The album was recorded, between June and December 1974, at Threshold Westlake Audio Studios in West Hampstead, London.

On 10 March 1975 Blue Jays made its debut in the form of a staged playback of the album at Carnegie Hall. Hayward and Lodge wanted to pipe the music into the street, but New York police said they feared a traffic jam. A short tour of the UK followed in November and December 1975. A recording of the 12December show at Lancaster University, featuring Trapeze members Mel Galley (guitar) and Dave Holland (drums), is included in the 2013 Timeless Flight box set.

"I Dreamed Last Night" reached No. 87 on Canada's RPM Chart, June 28, 1975.

===Blue Guitar===
The track "Blue Guitar," originally released as a non-album single credited to Hayward and Lodge in September 1975 but performed by Hayward with the band 10cc, with John Lodge on bass guitar, was added to the album upon its re-release on CD in 1987. Hayward said, "After a couple of years, John and I had made the Blue Jays album and we were looking for something to release to promote it and I remembered this track and I brought it out and played it to John and our producer Tony Clarke.
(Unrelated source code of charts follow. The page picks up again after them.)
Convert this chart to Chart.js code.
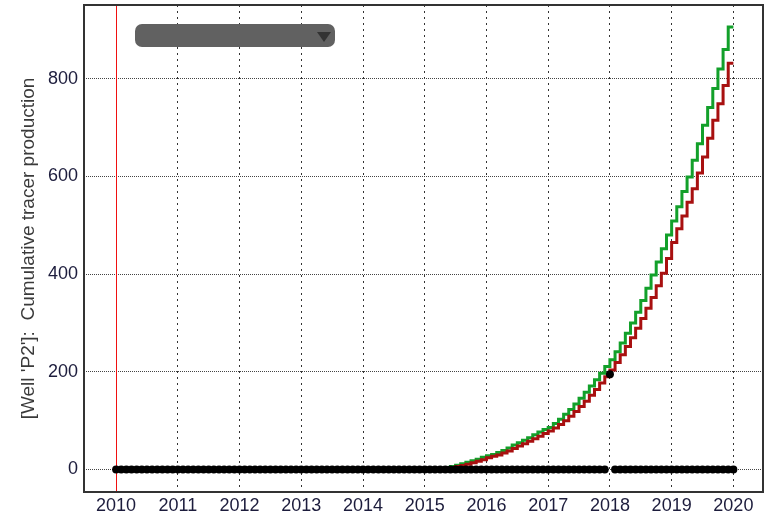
<!DOCTYPE html>
<html>
<head>
<meta charset="utf-8">
<script src="https://cdn.jsdelivr.net/npm/chart.js@4.4.0/dist/chart.umd.min.js"></script>
<style>
  body { margin: 0; background: #fff; }
  #wrap { position: relative; width: 769px; height: 517px; }
  #picker { position: absolute; left: 135px; top: 24px; width: 200px; height: 23px; background: #616161; border-radius: 7px; }
  #picker::after { content: ""; position: absolute; right: 4px; top: 8px; border-left: 7px solid transparent; border-right: 7px solid transparent; border-top: 10px solid #333; }
</style>
</head>
<body>
<div id="wrap">
  <canvas id="tracerChart"></canvas>
  <div id="picker"></div>
</div>
<script>
// monthly cumulative production, Jan 2015 .. Dec 2019
const curveStart = 2015;
const simulatedA = [
  0, 0, 1, 2, 4, 6, 9, 12, 15, 18, 21, 25,
  28, 31, 35, 39, 44, 50, 55, 60, 65, 71, 77, 82,
  86, 94, 103, 113, 123, 134, 146, 158, 171, 184, 197, 211,
  225, 241, 259, 279, 300, 322, 346, 371, 398, 425, 452, 480,
  509, 538, 569, 599, 633, 667, 705, 741, 780, 820, 860, 906
];
const simulatedB = [
  0, 0, 0, 1, 2, 4, 6, 8, 11, 14, 17, 20,
  24, 27, 30, 34, 38, 43, 48, 53, 58, 63, 68, 74,
  79, 85, 92, 100, 109, 119, 129, 140, 152, 164, 177, 190,
  204, 219, 235, 252, 270, 289, 309, 330, 352, 376, 402, 432,
  465, 493, 519, 547, 575, 607, 640, 678, 715, 749, 786, 832
];

// observed values, monthly from Jan 2010 to Jan 2020
const obsStart = 2010;
const observed = [
  0, 0, 0, 0, 0, 0, 0, 0, 0, 0, 0, 0,
  0, 0, 0, 0, 0, 0, 0, 0, 0, 0, 0, 0,
  0, 0, 0, 0, 0, 0, 0, 0, 0, 0, 0, 0,
  0, 0, 0, 0, 0, 0, 0, 0, 0, 0, 0, 0,
  0, 0, 0, 0, 0, 0, 0, 0, 0, 0, 0, 0,
  0, 0, 0, 0, 0, 0, 0, 0, 0, 0, 0, 0,
  0, 0, 0, 0, 0, 0, 0, 0, 0, 0, 0, 0,
  0, 0, 0, 0, 0, 0, 0, 0, 0, 0, 0, 0,
  195, 0, 0, 0, 0, 0, 0, 0, 0, 0, 0, 0,
  0, 0, 0, 0, 0, 0, 0, 0, 0, 0, 0, 0,
  0
];

const yearTicks = [2010, 2011, 2012, 2013, 2014, 2015, 2016, 2017, 2018, 2019, 2020];
const valueTicks = [0, 200, 400, 600, 800];
const markerYear = 2010;
const yTitle = "[Well 'P2']:  Cumulative tracer production";

const monthEnd = (arr, start) => arr.map((v, i) => ({ x: start + (i + 1) / 12, y: v }));
const monthStart = (arr, start) => arr.map((v, i) => ({ x: start + i / 12, y: v }));

const framePlugin = {
  id: "frame",
  beforeDatasetsDraw(chart) {
    const { ctx, chartArea, scales } = chart;
    const x = Math.round(scales.x.getPixelForValue(markerYear)) + 0.5;
    ctx.save();
    ctx.strokeStyle = "#f01010";
    ctx.lineWidth = 1;
    ctx.beginPath();
    ctx.moveTo(x, chartArea.top);
    ctx.lineTo(x, chartArea.bottom);
    ctx.stroke();
    ctx.restore();
  },
  afterDraw(chart) {
    const { ctx, chartArea } = chart;
    ctx.save();
    ctx.strokeStyle = "#333";
    ctx.lineWidth = 2;
    ctx.strokeRect(chartArea.left, chartArea.top, chartArea.right - chartArea.left, chartArea.bottom - chartArea.top);
    ctx.restore();
  }
};

const tickFont = { family: "'Liberation Sans', Arial, sans-serif", size: 18 };

new Chart(document.getElementById("tracerChart"), {
  type: "line",
  data: {
    datasets: [{
      data: monthStart(observed, obsStart),
      showLine: false,
      pointRadius: 4,
      pointBackgroundColor: "#000",
      pointBorderWidth: 0
    }, {
      data: monthEnd(simulatedB, curveStart),
      borderColor: "#a81010",
      borderWidth: 3,
      pointRadius: 0,
      stepped: "after",
      fill: false
    }, {
      data: monthEnd(simulatedA, curveStart),
      borderColor: "#12a02a",
      borderWidth: 3,
      pointRadius: 0,
      stepped: "after",
      fill: false
    }]
  },
  options: {
    responsive: true,
    maintainAspectRatio: false,
    animation: false,
    layout: {
      padding: { top: 5, right: 6, left: 0, bottom: 0 }
    },
    scales: {
      x: {
        type: "linear",
        min: 2009.48,
        max: 2020.48,
        afterBuildTicks: s => { s.ticks = yearTicks.map(v => ({ value: v })); },
        afterFit: s => { s.height = 25; s.paddingLeft = 0; s.paddingRight = 0; },
        ticks: {
          color: "#1c1c3c",
          font: tickFont,
          padding: 3,
          maxRotation: 0,
          autoSkip: false,
          callback: v => String(v)
        },
        grid: {
          color: "#333",
          drawTicks: false
        },
        border: {
          display: false,
          dash: [2, 4]
        }
      },
      y: {
        min: -46,
        max: 951,
        afterBuildTicks: s => { s.ticks = valueTicks.map(v => ({ value: v })); },
        afterFit: s => { s.width = 84; s.paddingTop = 0; s.paddingBottom = 0; },
        ticks: {
          color: "#1c1c3c",
          font: tickFont,
          padding: 6,
          autoSkip: false
        },
        grid: {
          color: "#444",
          drawTicks: false
        },
        border: {
          display: false,
          dash: [1, 1]
        },
        title: {
          display: true,
          text: yTitle,
          color: "#3a3a3a",
          font: { family: "'Liberation Sans', Arial, sans-serif", size: 19 },
          padding: { top: 17, bottom: 0 }
        }
      }
    },
    plugins: {
      legend: { display: false },
      tooltip: { enabled: false }
    }
  },
  plugins: [framePlugin]
});
</script>
</body>
</html>
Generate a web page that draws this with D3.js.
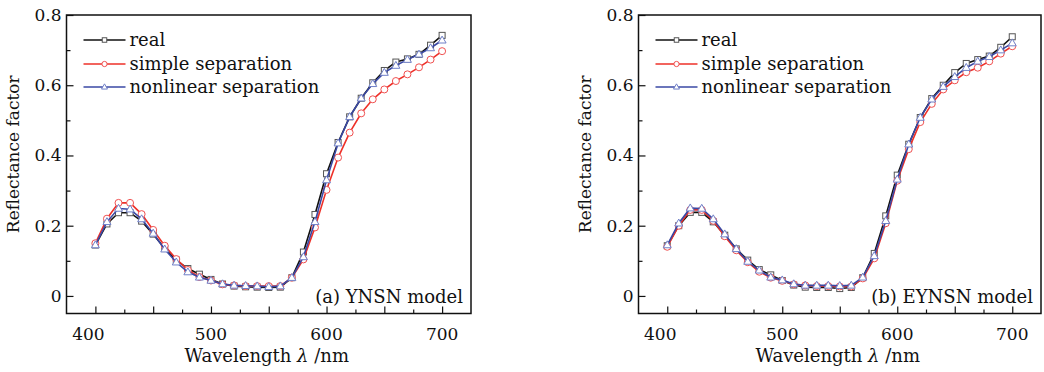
<!DOCTYPE html>
<html><head><meta charset="utf-8">
<script src="https://cdn.jsdelivr.net/npm/d3@7"></script>
<style>
html,body{margin:0;padding:0;background:#fff;}
svg{display:block;}
text{font-family:"DejaVu Serif",serif;fill:#111;}
</style></head>
<body><svg id="chart" width="1044" height="372"></svg>
<script>
const wavelengths = [400,410,420,430,440,450,460,470,480,490,500,510,520,530,540,550,560,570,580,590,600,610,620,630,640,650,660,670,680,690,700];
const seriesNames = ["real","simple separation","nonlinear separation"];
const xTickLabels = [400,500,600,700];
const yTickLabels = [0,0.2,0.4,0.6,0.8];
const panelTitles = ["(a) YNSN model","(b) EYNSN model"];

const realA = [0.145,0.205,0.237,0.237,0.213,0.176,0.135,0.102,0.078,0.062,0.047,0.034,0.028,0.026,0.025,0.024,0.025,0.052,0.125,0.232,0.348,0.437,0.51,0.563,0.607,0.642,0.666,0.675,0.688,0.714,0.742];
const simpleA = [0.15,0.22,0.265,0.265,0.233,0.188,0.143,0.105,0.074,0.054,0.044,0.033,0.03,0.028,0.028,0.028,0.028,0.052,0.104,0.195,0.302,0.394,0.465,0.52,0.56,0.588,0.612,0.631,0.651,0.673,0.697];
const nonlinA = [0.145,0.211,0.249,0.247,0.219,0.178,0.133,0.096,0.068,0.053,0.044,0.034,0.03,0.029,0.028,0.026,0.028,0.052,0.111,0.211,0.33,0.435,0.51,0.563,0.604,0.636,0.656,0.673,0.688,0.706,0.728];

const realB = [0.143,0.2,0.238,0.238,0.211,0.173,0.134,0.102,0.075,0.06,0.044,0.031,0.025,0.024,0.024,0.021,0.024,0.052,0.121,0.228,0.344,0.432,0.508,0.562,0.6,0.636,0.662,0.673,0.683,0.708,0.738];
const simpleB = [0.14,0.2,0.245,0.245,0.214,0.17,0.13,0.096,0.069,0.052,0.043,0.033,0.03,0.028,0.028,0.027,0.027,0.05,0.107,0.207,0.328,0.418,0.495,0.547,0.588,0.614,0.637,0.65,0.668,0.69,0.711];
const nonlinB = [0.145,0.207,0.25,0.249,0.219,0.176,0.134,0.098,0.073,0.053,0.045,0.034,0.03,0.03,0.03,0.029,0.03,0.053,0.114,0.214,0.332,0.432,0.508,0.56,0.596,0.624,0.65,0.668,0.681,0.7,0.72];

const panels = [
  {left:66.5, right:471, title:panelTitles[0], data:[realA,simpleA,nonlinA]},
  {left:638.5, right:1041, title:panelTitles[1], data:[realB,simpleB,nonlinB]}
];
const plotTop = 15, plotBottom = 313.5;
const lineColors = ["#111","#ee3028","#3a48a4"];
const markColors = ["#555","#f05050","#7080c8"];

const svg = d3.select("#chart");

function drawMarkers(sel, pts, si, scale=1){
  pts.forEach(([px,py])=>{
    if(si===0){
      const s=6*scale;
      sel.append("rect").attr("x",px-s/2).attr("y",py-s/2).attr("width",s).attr("height",s)
        .attr("fill","#fff").attr("stroke",markColors[0]).attr("stroke-width",1);
    } else if(si===1){
      sel.append("circle").attr("cx",px).attr("cy",py).attr("r",3.5*scale)
        .attr("fill","#fff").attr("stroke",markColors[1]).attr("stroke-width",1);
    } else {
      const s=4.2*scale;
      sel.append("path").attr("d",`M${px},${py-s} L${px+s*0.95},${py+s*0.65} L${px-s*0.95},${py+s*0.65}Z`)
        .attr("fill","#fff").attr("stroke",markColors[2]).attr("stroke-width",1);
    }
  });
}

panels.forEach(p => {
  const x = d3.scaleLinear().domain([375,725]).range([p.left,p.right]);
  const y = d3.scaleLinear().domain([-0.05,0.8]).range([plotBottom,plotTop]);
  const g = svg.append("g");

  const xAxisMinor = d3.axisTop(x).tickValues(d3.range(400,701,25).filter(v=>v%50!==0)).tickSize(4).tickFormat("");
  const xAxisMajor = d3.axisTop(x).tickValues(d3.range(400,701,50)).tickSize(7).tickFormat("");
  [xAxisMinor,xAxisMajor].forEach(ax=>{
    const a = g.append("g").attr("transform",`translate(0,${plotBottom})`).call(ax);
    a.select(".domain").remove();
    a.selectAll("line").attr("stroke","#111").attr("stroke-width",1.2);
  });
  const yAxisMinor = d3.axisRight(y).tickValues([0.1,0.3,0.5,0.7]).tickSize(4).tickFormat("");
  const yAxisMajor = d3.axisRight(y).tickValues(yTickLabels).tickSize(7).tickFormat("");
  [yAxisMinor,yAxisMajor].forEach(ax=>{
    const a = g.append("g").attr("transform",`translate(${p.left},0)`).call(ax);
    a.select(".domain").remove();
    a.selectAll("line").attr("stroke","#111").attr("stroke-width",1.2);
  });

  g.selectAll(".xl").data(xTickLabels).enter().append("text")
    .attr("x",d=>x(d)).attr("dx",(d,i)=>i===0?-7:0).attr("y",plotBottom+26).attr("text-anchor","middle")
    .attr("font-size",17).text(d=>d);
  g.selectAll(".yl").data(yTickLabels).enter().append("text")
    .attr("x",p.left-5).attr("y",d=>y(d)+6).attr("text-anchor","end")
    .attr("font-size",17).text(d=>d===0?"0":d3.format(".1f")(d));

  g.append("rect").attr("x",p.left).attr("y",plotTop).attr("width",p.right-p.left).attr("height",plotBottom-plotTop)
    .attr("fill","none").attr("stroke","#111").attr("stroke-width",1.5);

  const xt = g.append("text").attr("x",(p.left+p.right)/2-2).attr("y",362).attr("text-anchor","middle").attr("font-size",18);
  xt.append("tspan").text("Wavelength ");
  xt.append("tspan").attr("font-style","italic").text("λ");
  xt.append("tspan").text(" /nm");
  g.append("text").attr("transform",`translate(${p.left-48},${(plotTop+plotBottom)/2-10}) rotate(-90)`)
    .attr("text-anchor","middle").attr("font-size",17).text("Reflectance factor");

  const line = d3.line().x((d,i)=>x(wavelengths[i])).y(d=>y(d));
  p.data.forEach((vals,si)=>{
    const sg = g.append("g");
    sg.append("path").datum(vals).attr("d",line).attr("fill","none")
      .attr("stroke",lineColors[si]).attr("stroke-width",1.6);
    drawMarkers(sg, vals.map((v,i)=>[x(wavelengths[i]),y(v)]), si);
  });

  const lx = p.left+17, ly = [40,64,87];
  seriesNames.forEach((nm,si)=>{
    g.append("line").attr("x1",lx).attr("x2",lx+42).attr("y1",ly[si]).attr("y2",ly[si])
      .attr("stroke",lineColors[si]).attr("stroke-width",1.6);
    drawMarkers(g,[[lx+21,ly[si]]],si,0.75);
    g.append("text").attr("x",lx+46).attr("y",ly[si]+6).attr("font-size",18).text(nm);
  });

  g.append("text").attr("x",p.right-8).attr("y",plotBottom-11).attr("text-anchor","end")
    .attr("font-size",18).text(p.title);
});
</script></body></html>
They liked it but thought it needed something so we took it back to our studio and John added some bass onto it and Tony mixed it in a really nice way and anyone who’s interested will notice it's got dual production credits of 10cc and Tony Clarke."

The single stayed in the UK Singles Chart for seven weeks in 1975, peaking at No. 8 on 15 November.

In 2004 the album was remastered and released on CD with the same bonus track.

== Original track listing ==
=== Side One ===
1. "This Morning" (Justin Hayward) – 5:56
2. "Remember Me (My Friend)" (Hayward, John Lodge) – 5:28
3. "My Brother" (Hayward) – 3:28
4. "You" (Lodge) – 4:35
5. "Nights Winters Years" (Hayward) – 3:40

=== Side Two ===
1. "Saved by the Music" (Lodge) – 6:09
2. "I Dreamed Last Night" (Hayward) – 4:29
3. "Who Are You Now" (Hayward) – 2:29
4. "Maybe" (Lodge) – 5:38
5. "When You Wake Up" (Hayward, Lodge) – 5:23

=== 1987 Bonus track (also 2004 remastered release) ===

- "Blue Guitar" (Hayward) – 3:37

== Personnel ==

- Justin Hayward – guitar, vocals
- John Lodge – bass, guitar, vocals, pipe organ on "Maybe"
- Jim Cockey – violin, French horn
- Tim Tompkins – cello
- Tom Tompkins – viola
- Kirk Duncan – piano
- Graham Deakin – drums

=== "Blue Guitar" ===
- Justin Hayward – guitar, lead vocals, music & lyrics
- John Lodge – bass guitar
- 10cc:
  - Graham Gouldman - acousic guitar, vocals
  - Lol Creme – slide guitar, vocals
  - Kevin Godley – drums, vocals
  - Eric Stewart – guitar, vocals

== Charts==

| Chart (1975) | Peak position |
|---|---|
| Australian Albums (Kent Music Report) | 26 |
| Canada Top Albums/CDs (RPM) | 19 |
| Dutch Albums (Album Top 100) | 13 |
| Finnish Albums (The Official Finnish Charts) | 17 |
| New Zealand Albums (RMNZ) | 12 |
| Norwegian Albums (VG-lista) | 16 |
| UK Albums (Official Charts) | 4 |
| US Billboard 200 | 16 |

== Certifications ==

| Region | Certification | Certified units/sales |
| United Kingdom (BPI) | Gold | 100,000^{^} |
^{^} Shipments figures based on certification alone.